Problem details
Copy nothing but the part that opens with the line containing "Generate a Python" and closes with the line containing "colors = ['#5B89BB', '#CAC85C', '#960000']". Do not include pictures.

Available data
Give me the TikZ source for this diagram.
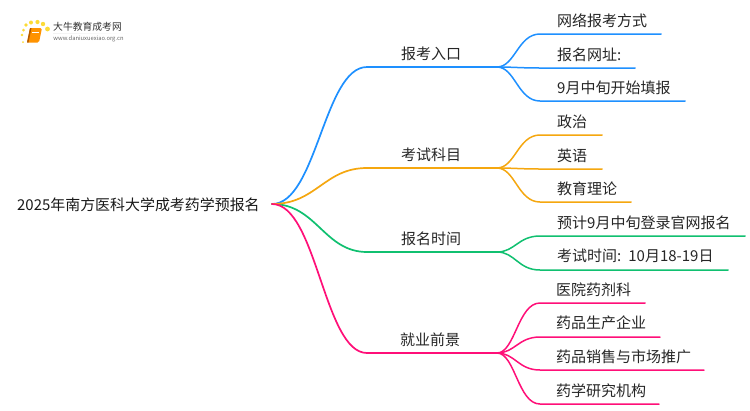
\documentclass[tikz,border=0pt]{standalone}
\usepackage{fontspec}
\setmainfont{Noto Sans CJK SC}
\usetikzlibrary{calc}
\definecolor{cblue}{HTML}{1E90FF}
\definecolor{corange}{HTML}{F5A70F}
\definecolor{cgreen}{HTML}{10C070}
\definecolor{cpink}{HTML}{FF0F78}
\tikzset{
  px/.style={x=1bp,y=-1bp},
  lbl/.style={anchor=center,inner sep=0pt,font=\fontsize{15bp}{15bp}\selectfont,text=black!85},
  rootlbl/.style={anchor=west,inner sep=0pt,font=\fontsize{14.95bp}{15bp}\selectfont,text=black!90},
  wire/.style={line width=1.7bp,line cap=round},
  thin wire/.style={line width=1.5bp,line cap=round},
}
\newcommand{\trunk}[3]{\draw[wire,#1] (root) .. controls ($(root)!.47!(#2 |- root)$) and ($(#2)-(43,0)$) .. (#2) -- (#3);}
\newcommand{\twig}[4]{\draw[thin wire,#1] (#2) .. controls ($(#2)+(18,0)$) and ($(#3)-(22,0)$) .. (#3) -- (#4);}
\begin{document}
\begin{tikzpicture}[px]
\useasboundingbox (0,0) rectangle (750,410);
\fill[white] (0,0) rectangle (750,410);
% logo
\begin{scope}
\foreach \p/\r in {{22,35}/1.3,{23.5,30}/1.5,{26,25}/1.8,{31,22.5}/2,{37.5,22}/2.1,{43,24}/2.2,{47.5,29}/2.4,{23,42}/1}{
  \fill[yellow!70!orange,opacity=.8] (\p) circle (\r);}
\fill[orange!85!yellow,rounded corners=1.5] (30,28) -- (42,28) -- (39,42.5) -- (27,42.5) -- cycle;
\fill[orange!70!black] (30,28) -- (31.5,28) -- (28.5,42.5) -- (27,42.5) -- cycle;
\draw[white,line width=.4] (32,32) -- (38.5,32);
\end{scope}
\node[inner sep=0pt,font=\fontsize{9.8bp}{10bp}\selectfont,text=black!80] (logot) at (87.5,27) {大牛教育成考网};
\node[inner sep=0pt,font=\fontsize{5.8bp}{6bp}\selectfont,text=black!60] (logou) at (88.5,38.8) {www.daniuxuexiao.org.cn};
\shade[left color=black!5,right color=white] (53,33) rectangle (132,33.6);
% junctions
\coordinate (root) at (272,204);
\coordinate (a) at (367,67);   \coordinate (ae) at (497,67);
\coordinate (b) at (367,168);  \coordinate (be) at (497,168);
\coordinate (c) at (367,252);  \coordinate (ce) at (497,252);
\coordinate (d) at (367,353);  \coordinate (de) at (497,353);
\foreach \n/\x/\y/\e in {a1/540/34/661,a2/541/68/635,a3/540/101/685,
  b1/540/135/602,b2/541/169/602,b3/540/202/631,
  c1/540/236/745,c2/540/270/728,
  d1/540/303/645,d2/540/337/660,d3/540/370/704,d4/540/404/659}{
  \coordinate (\n) at (\x,\y); \coordinate (\n e) at (\e,\y);}
% trunks
\trunk{cgreen}{c}{ce}
\trunk{cblue}{a}{ae}
\trunk{corange}{b}{be}
\trunk{cpink}{d}{de}
% twigs
\twig{cblue}{ae}{a1}{a1e}\twig{cblue}{ae}{a2}{a2e}\twig{cblue}{ae}{a3}{a3e}
\twig{corange}{be}{b1}{b1e}\twig{corange}{be}{b2}{b2e}\twig{corange}{be}{b3}{b3e}
\twig{cgreen}{ce}{c1}{c1e}\twig{cgreen}{ce}{c2}{c2e}
\twig{cpink}{de}{d1}{d1e}\twig{cpink}{de}{d2}{d2e}\twig{cpink}{de}{d3}{d3e}\twig{cpink}{de}{d4}{d4e}
% labels
\node[rootlbl] (rootl) at (17,205) {2025年南方医科大学成考药学预报名};
\node[lbl] (at) at (431,54) {报考入口};
\node[lbl] (bt) at (431,155) {考试科目};
\node[lbl] (ct) at (431,239) {报名时间};
\node[lbl] (dt) at (430,340) {就业前景};
\tikzset{lblw/.style={lbl,anchor=west}}
\node[lblw] (a1t) at (557,21) {网络报考方式};
\node[lblw] (a2t) at (557,55) {报名网址:};
\node[lblw] (a3t) at (557,88) {9月中旬开始填报};
\node[lblw] (b1t) at (557,122) {政治};
\node[lblw] (b2t) at (557,156) {英语};
\node[lblw] (b3t) at (557,189) {教育理论};
\node[lblw] (c1t) at (557,223) {预计9月中旬登录官网报名};
\node[lblw] (c2t) at (557,256) {考试时间:\hspace{2.5bp} 10月18-19日};
\node[lblw] (d1t) at (556,290) {医院药剂科};
\node[lblw] (d2t) at (556,323) {药品生产企业};
\node[lblw] (d3t) at (556,357) {药品销售与市场推广};
\node[lblw] (d4t) at (556,391) {药学研究机构};
\end{tikzpicture}
\end{document}
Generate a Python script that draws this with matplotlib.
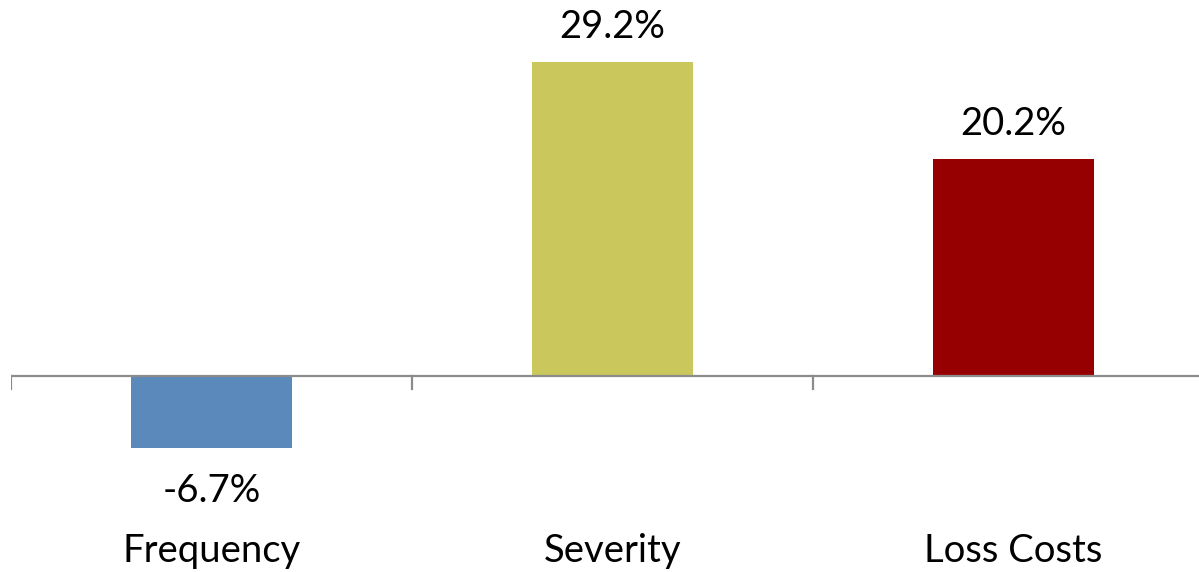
import matplotlib
matplotlib.use('Agg')
from matplotlib import pyplot as plt

categories = ['Frequency', 'Severity', 'Loss Costs']
values = [-6.7, 29.2, 20.2]
labels = ['-6.7%', '29.2%', '20.2%']
colors = ['#5B89BB', '#CAC85C', '#960000']

plt.rcParams['font.family'] = ['Lato', 'DejaVu Sans']

fig = plt.figure(figsize=(11.99, 5.72), dpi=100)
# zero line sits 376 px from the top, about 10.75 px per percent
ax = fig.add_axes([11 / 1199, 0, 1203 / 1199, 1])
ax.set_ylim(-(572 - 376) / 10.75, 376 / 10.75)
ax.set_xlim(-0.5, 2.5)

x = list(range(len(categories)))
ax.bar(x, values, width=0.4, color=colors, zorder=2)

for xi, v, lab in zip(x, values, labels):
    off = 35 if v >= 0 else -43
    ax.annotate(lab, (xi, v), xytext=(0, off), textcoords='offset pixels',
                ha='center', va='center', fontsize=27.5, color='black')
    ax.annotate(categories[xi], (xi, 0), xytext=(0, -175), textcoords='offset pixels',
                ha='center', va='center', fontsize=27.5, color='black')

for s in ['top', 'right', 'left', 'bottom']:
    ax.spines[s].set_visible(False)
ax.axhline(0, color='#8C8C8C', lw=1.6, zorder=3)
for b in [-0.5, 0.5, 1.5, 2.5]:
    ax.plot([b, b], [0, -13 / 10.75], color='#8C8C8C', lw=1.6, zorder=3)
ax.set_xticks([])
ax.set_yticks([])

fig.savefig('out.png', dpi=100)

Task result
Generate a Python script that draws this with matplotlib.
import matplotlib
matplotlib.use('Agg')
from matplotlib import pyplot as plt

categories = ['Frequency', 'Severity', 'Loss Costs']
values = [-6.7, 29.2, 20.2]
labels = ['-6.7%', '29.2%', '20.2%']
colors = ['#5B89BB', '#CAC85C', '#960000']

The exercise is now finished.